Adds Galanti, another committee member, “I would say there are more questions now than there were in the beginning, none of which have really been addressed.”

Alexandra Nagy, California director for the national grassroots advocate organization Food & Water Watch and Food and Water Action, also said data shows “an uptick” in the withdrawal of gas from the facility, and that the governor — who, during his campaign, said the facility should be closed — must stay “fully committed”  to shutting down Aliso Canyon.

“It’s not fully back to where it was before the leak occurred, but it’s getting very close,” Nagy said citing analysis of publicly available data showing SoCalGas had withdrawn 20 billion cubic feet of gas from the storage field this winter, primarily to heat homes in the Los Angeles area. That was an increase up from 14 billion cubic feet in the winter of 2018-19.

“I’ve been tracking this the last five years,” Nagy said. “[Before] there were very strict restrictions in place right after the blowout: you couldn’t inject gas in there, and there was a 15 billion cubic feet reserve of gas in there for emergencies if needed. But, basically, the state reworked the rules of managing the gas system to ensure tighter coordination, better supply management, so they wouldn’t need to use Aliso Canyon.

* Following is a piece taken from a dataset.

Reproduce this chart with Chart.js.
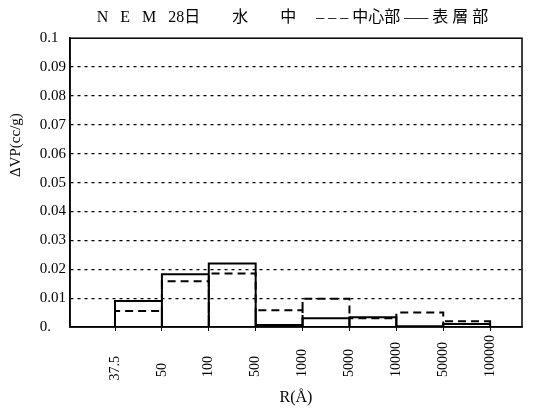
<!DOCTYPE html>
<html>
<head>
<meta charset="utf-8">
<script src="https://cdn.jsdelivr.net/npm/chart.js@4"></script>
<style>
  html, body { margin: 0; background: #fff; }
  #wrap { width: 536px; height: 419px; }
</style>
</head>
<body>
<div id="wrap"><canvas id="c"></canvas></div>
<script>
// bin boundaries R (Å)
var radiusLabels = ['37.5', '50', '100', '500', '1000', '5000', '10000', '50000', '100000'];
// ΔVP per bin (cc/g)
var centerVals  = [0.0055, 0.0158, 0.0185, 0.0058, 0.0098, 0.0030, 0.0050, 0.0020]; // 中心部 (dashed)
var surfaceVals = [0.0090, 0.0183, 0.0220, 0.0007, 0.0030, 0.0034, 0.0003, 0.0010]; // 表層部 (solid)
var yTickValues = [0, 0.01, 0.02, 0.03, 0.04, 0.05, 0.06, 0.07, 0.08, 0.09, 0.1];
var yTickLabels = ['0.', '0.01', '0.02', '0.03', '0.04', '0.05', '0.06', '0.07', '0.08', '0.09', '0.1'];

var serif = "'Liberation Serif', 'Noto Sans CJK JP', serif";
var FS = '\u2007'; // figure space, used to pad labels so they line up

function rep(s, n) { return Array(Math.max(0, Math.round(n)) + 1).join(s); }

// each bin as its own rectangle outline, chained into one polyline
function outline(vals) {
  var pts = [];
  vals.forEach(function (v, i) {
    pts.push({x: i, y: 0}, {x: i, y: v}, {x: i + 1, y: v}, {x: i + 1, y: 0});
  });
  return pts;
}

// rotated x labels start at the same baseline in the original
function padX(s) {
  return s + rep(FS, 6 - s.replace('.', '').length - (s.indexOf('.') >= 0 ? 0.5 : 0));
}
// y labels are left aligned in the original
function padY(s) {
  return s + rep(FS, 3 - s.replace('.', '').length);
}

var titleText = rep(FS, 7) + 'N   E   M   28日' + rep(' ', 8) + '水' + rep(' ', 8) + '中' +
  rep(' ', 5) + '– – – 中心部 —– 表 層 部';

var frame = {
  id: 'frame',
  afterDraw: function (chart) {
    var a = chart.chartArea, ctx = chart.ctx;
    ctx.save();
    ctx.strokeStyle = '#000';
    ctx.lineWidth = 1.5;
    ctx.strokeRect(a.left, a.top, a.right - a.left, a.bottom - a.top);
    ctx.restore();
  }
};

new Chart(document.getElementById('c'), {
  type: 'scatter',
  data: {
    datasets: [{
      label: '中心部',
      data: outline(centerVals),
      showLine: true,
      borderColor: '#000',
      borderWidth: 2,
      borderDash: [8, 5],
      pointRadius: 0,
      fill: false
    }, {
      label: '表層部',
      data: outline(surfaceVals),
      showLine: true,
      borderColor: '#000',
      borderWidth: 2,
      pointRadius: 0,
      fill: false
    }]
  },
  options: {
    responsive: true,
    maintainAspectRatio: false,
    animation: false,
    layout: { padding: { left: 7, right: 14, top: 0, bottom: 8 } },
    plugins: {
      legend: { display: false },
      tooltip: { enabled: false },
      title: {
        display: true,
        text: titleText,
        color: '#000',
        font: { family: serif, size: 16, weight: 'normal' },
        padding: { top: 8, bottom: 11 }
      }
    },
    scales: {
      x: {
        type: 'linear',
        min: -0.96,
        max: 8.68,
        afterBuildTicks: function (s) {
          s.ticks = radiusLabels.map(function (_, i) { return {value: i}; });
        },
        afterFit: function (s) { s.height = 84; },
        grid: { drawOnChartArea: false, drawTicks: true, tickLength: 4, color: '#000' },
        border: { display: true, color: '#000', width: 1.5 },
        ticks: {
          autoSkip: false,
          minRotation: 90,
          maxRotation: 90,
          padding: 4,
          color: '#000',
          font: { family: serif, size: 14 },
          callback: function (v) { return padX(radiusLabels[v]); }
        },
        title: {
          display: true,
          text: 'R(Å)',
          color: '#000',
          font: { family: serif, size: 16 },
          padding: { top: 2, bottom: 4 }
        }
      },
      y: {
        min: 0,
        max: 0.1,
        afterBuildTicks: function (s) {
          s.ticks = yTickValues.map(function (v) { return {value: v}; });
        },
        afterFit: function (s) { s.width = 63; },
        grid: {
          drawTicks: false,
          color: function (c) {
            return (c.tick && c.tick.value > 0 && c.tick.value < 0.1) ? '#000' : 'rgba(0,0,0,0)';
          },
          lineWidth: 1.2
        },
        border: { display: true, color: '#000', width: 1.5, dash: [3, 4] },
        ticks: {
          padding: 4,
          color: '#000',
          font: { family: serif, size: 15 },
          callback: function (v) {
            var i = yTickValues.indexOf(v);
            return i >= 0 ? padY(yTickLabels[i]) : '';
          }
        },
        title: {
          display: true,
          align: 'end',
          text: 'ΔVP(cc/g)' + rep(FS, 10),
          color: '#000',
          font: { family: serif, size: 15 },
          padding: { top: 0, bottom: 3 }
        }
      }
    }
  },
  plugins: [frame]
});
</script>
</body>
</html>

“For Gov. Jerry Brown’s last two years in office, which were the first two years after the blowout, we saw very minimal use of Aliso Canyon. After Newsom was elected, we saw SoCalGas start to basically continue to lobby to weaken those regulations and they succeeded in justifying looser regulations. Compared to Brown, in Newsom’s first two years, that’s a 3,000 percent difference [in gas withdrawals],” Nagy said.

There were  acknowledgments to the anniversary and anti-Aliso rallies this week, from social media Twitterstorms to a rally at Gov. Gavin Newsom’s home in Fair Oaks, CA, on Tuesday, Oct. 20, demanding the facility be shut down. A car caravan targeting the Southern California Gas Company was scheduled for today, Oct. 22.

But, Nagy said, getting a permanent closure of the facility will be a “long-haul fight” between advocates and a public utility.

“I’m still very optimistic — this stuff doesn’t happen overnight,” the director said.

“We’re talking about shutting down a massive piece of infrastructure. And that would be the first of its kind in California, maybe even nationally; of closing down fossil fuels, and what would it mean to phase them out, to remove these types of infrastructures. And we’re going up against the largest gas utility in the country. And they have tremendous power and influence.”

The San Fernando Valley Sun/El Sol is continuing to follow this story.